As the dollar continued to fall in value this week, it took C$1.45 to buy US$1 (Mikaila Kukurudza/Ryersonian Staff)

With the Canadian dollar hovering at 70 cents, the cost of fruits and vegetables has skyrocketed, making grocery shopping more difficult for Ryerson students.

The cost of fresh vegetables in Ontario rose by 7.2 per cent while fresh fruit rose by 3.7 per cent from November to December last year, according to the consumer price index released by Statistics Canada.

Ellison Chang, a first-year student, is already making use of Ryerson’s resources as he roams the Good Food Centre’s small rooms filled with soup, hot chocolate and canned fruits.

“It is really convenient coming to the Good Food Centre and stocking up on food because it is helping me feed myself,” he said.  “I eat these items at home and sometimes even in class.”

The Good Food Centre on campus gives assistance to students who are finding it hard to stock their cupboards themselves by providing access to free food items. According to the website, they believe that students “shouldn’t have to choose between textbooks, rent and food.”

Candy Huangh, one of the centre’s coordinators, says she has noticed an increase in the amount of students who have been signing up to receive food.

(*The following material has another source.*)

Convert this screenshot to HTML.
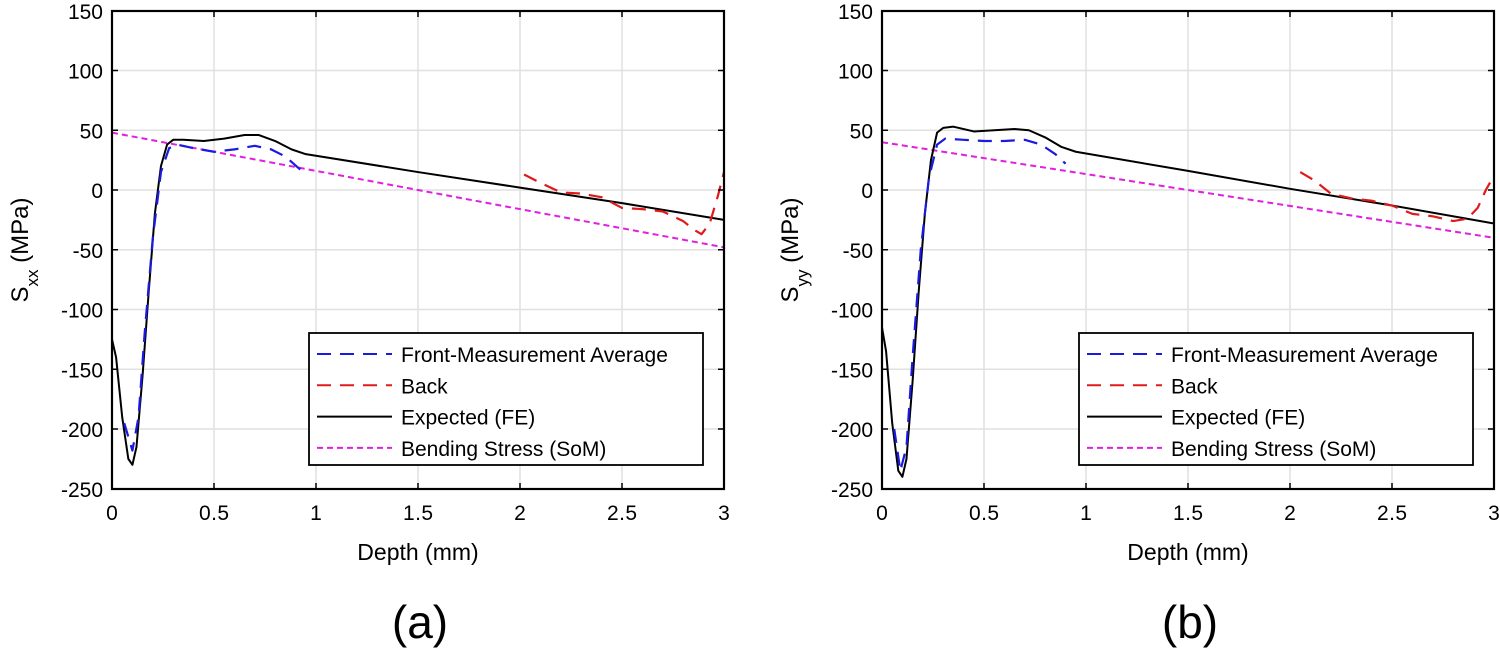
<!DOCTYPE html>
<html><head><meta charset="utf-8"><style>
body{margin:0;background:#fff}
svg{display:block;font-family:"Liberation Sans",Arial,sans-serif}
</style></head><body>
<svg id="s" width="1500" height="651" viewBox="0 0 1500 651"></svg>
<script>
const xTicks=[0,0.5,1,1.5,2,2.5,3];
const xTickLabels=["0","0.5","1","1.5","2","2.5","3"];
const yTicks=[150,100,50,0,-50,-100,-150,-200,-250];
const feA_x=[0,0.02,0.05,0.08,0.1,0.12,0.15,0.18,0.21,0.24,0.27,0.3,0.35,0.45,0.55,0.65,0.72,0.8,0.88,0.95,1.5,2,2.5,3];
const feA_y=[-125,-140,-190,-225,-230,-215,-155,-85,-20,20,38,42,42,41,43,46,46,41,34,30,15,2,-11,-25];
const frA_x=[0.06,0.1,0.13,0.16,0.2,0.24,0.28,0.32,0.4,0.5,0.6,0.7,0.78,0.85,0.93];
const frA_y=[-195,-218,-190,-120,-40,15,35,38,35,32,34,37,34,28,16];
const bkA_x=[2.02,2.1,2.2,2.3,2.4,2.5,2.6,2.7,2.8,2.85,2.89,2.93,2.97,3.0];
const bkA_y=[13,6,-2,-3,-6,-15,-16,-18,-26,-33,-37,-28,-5,15];
const bdA_x=[0,3];
const bdA_y=[48,-48];
const feB_x=[0,0.02,0.05,0.08,0.1,0.12,0.15,0.18,0.21,0.24,0.27,0.3,0.35,0.45,0.55,0.65,0.72,0.8,0.88,0.95,1.5,2,2.5,3];
const feB_y=[-115,-135,-195,-235,-240,-225,-160,-85,-20,25,48,52,53,49,50,51,50,44,36,32,16,1,-13,-28];
const frB_x=[0.06,0.09,0.12,0.15,0.19,0.23,0.27,0.31,0.4,0.5,0.6,0.7,0.78,0.85,0.9];
const frB_y=[-200,-235,-215,-140,-50,10,38,43,42,41,41,42,38,30,22];
const bkB_x=[2.05,2.12,2.2,2.3,2.4,2.5,2.6,2.7,2.8,2.87,2.92,2.96,3.0];
const bkB_y=[15,8,-3,-7,-9,-13,-20,-22,-26,-24,-15,0,12];
const bdB_x=[0,3];
const bdB_y=[40,-40];

const S=document.getElementById('s');const NS='http://www.w3.org/2000/svg';
function el(t,a,p){const e=document.createElementNS(NS,t);for(const k in a)e.setAttribute(k,a[k]);(p||S).appendChild(e);return e;}
function panel(x0,ylab,sub,fe,fr,bk,bd,tag){
  const x1=x0+612,y0=11,y1=489;
  const X=v=>x0+v/3*612, Y=v=>190-v*1.195;
  const g=el('g',{});
  
  
  xTicks.forEach((t,i)=>{const l=el('line',{x1:X(t),x2:X(t),y1:y0,y2:y1,stroke:'#e0e0e0','stroke-width':1.5},g);});
  yTicks.forEach(t=>{const l=el('line',{x1:x0,x2:x1,y1:Y(t),y2:Y(t),stroke:'#e0e0e0','stroke-width':1.5},g);});
  const path=(xs,ys,st,dash,w,name)=>{const p=el('polyline',{points:xs.map((x,i)=>X(x)+','+Y(ys[i])).join(' '),fill:'none',stroke:st,'stroke-width':w,'stroke-dasharray':dash,'stroke-linejoin':'round'},g);};
  path(bd[0],bd[1],'#e020e0','6 4',2,'bending-stress-line');
  path(fe[0],fe[1],'#000','none',2,'expected-fe-line');
  path(fr[0],fr[1],'#1a1ae0','14 9',2.2,'front-measurement-line');
  path(bk[0],bk[1],'#e01a1a','14 9',2.2,'back-line');
  const fr2=el('rect',{x:x0,y:y0,width:612,height:478,fill:'none',stroke:'#000','stroke-width':2.2},g);
  xTicks.forEach((t,i)=>{el('line',{x1:X(t),x2:X(t),y1:y1,y2:y1-6,stroke:'#000','stroke-width':1.5},g);el('line',{x1:X(t),x2:X(t),y1:y0,y2:y0+6,stroke:'#000','stroke-width':1.5},g);
    const tx=el('text',{x:X(t),y:y1+31,'text-anchor':'middle','font-size':21,'textLength':xTickLabels[i].length>1?30:12},g);tx.textContent=xTickLabels[i];});
  yTicks.forEach(t=>{el('line',{x1:x0,x2:x0+6,y1:Y(t),y2:Y(t),stroke:'#000','stroke-width':1.5},g);el('line',{x1:x1,x2:x1-6,y1:Y(t),y2:Y(t),stroke:'#000','stroke-width':1.5},g);
    const tx=el('text',{x:x0-9,y:Y(t)+8,'text-anchor':'end','font-size':21},g);tx.textContent=t;});
  const xl=el('text',{x:x0+306,y:560,'text-anchor':'middle','font-size':23},g);xl.textContent='Depth (mm)';
  const yl=el('text',{transform:`translate(${x0-84},250) rotate(-90)`,'text-anchor':'middle','font-size':24},g);yl.innerHTML='S<tspan baseline-shift="sub" font-size="17">'+ylab+'</tspan> (MPa)';
  const sl=el('text',{x:x0+308,y:638,'text-anchor':'middle','font-size':46},g);sl.textContent=sub;
  const lg=el('g',{},g);
  el('rect',{x:x0+197,y:333,width:394,height:132,fill:'#fff',stroke:'#000','stroke-width':1.8},lg);
  const items=[['Front-Measurement Average','#1a1ae0','14 9'],['Back','#e01a1a','14 9'],['Expected (FE)','#000','none'],['Bending Stress (SoM)','#e020e0','6 4']];
  items.forEach((it,i)=>{const yy=354+i*31.3;
    const ln=el('line',{x1:x0+205,x2:x0+280,y1:yy,y2:yy,stroke:it[1],'stroke-width':2,'stroke-dasharray':it[2]},lg);
    const tx=el('text',{x:x0+289,y:yy+8,'font-size':21},lg);tx.textContent=it[0];});
}
panel(112,'xx','(a)',[feA_x,feA_y],[frA_x,frA_y],[bkA_x,bkA_y],[bdA_x,bdA_y],'a');
panel(882,'yy','(b)',[feB_x,feB_y],[frB_x,frB_y],[bkB_x,bkB_y],[bdB_x,bdB_y],'b');
</script>
</body></html>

“Because the Canadian dollar is decreasing and tuition is getting higher, I hear people complaining about that when they come to visit the room all the time,” Huangh said.

“Students need to know that they can come here if they experience food insecurity or financial difficulty. Our food services are here to help, ” she said, adding that she hopes more people discover the Good Food Centre as many don’t know that they have a room right on campus to help them.

The rise in food prices will not be affecting campus eateries like Oakham Cafe and the Ram in the Rye, said Rick Knapp, food and beverage manager for both popular student eateries.

“I look at the prices at the end of every school year and decide whether prices need to be changed for the following year,” he said.

For some students, like first-year student Matthew McAllister, the soaring food prices add on to already expensive tuition, transportation and living expenses. “I am paying more than usual just to feed myself,” he said.

The CBC reported that the price of food basics goes up about one per cent for every cent the Canadian dollar loses.

McAllister added, “So what do I do? Starve myself and pay for my textbooks or just pray the dollar doesn’t get any lower?”

This article was published in the print edition of the Ryersonian on Jan. 27, 2016.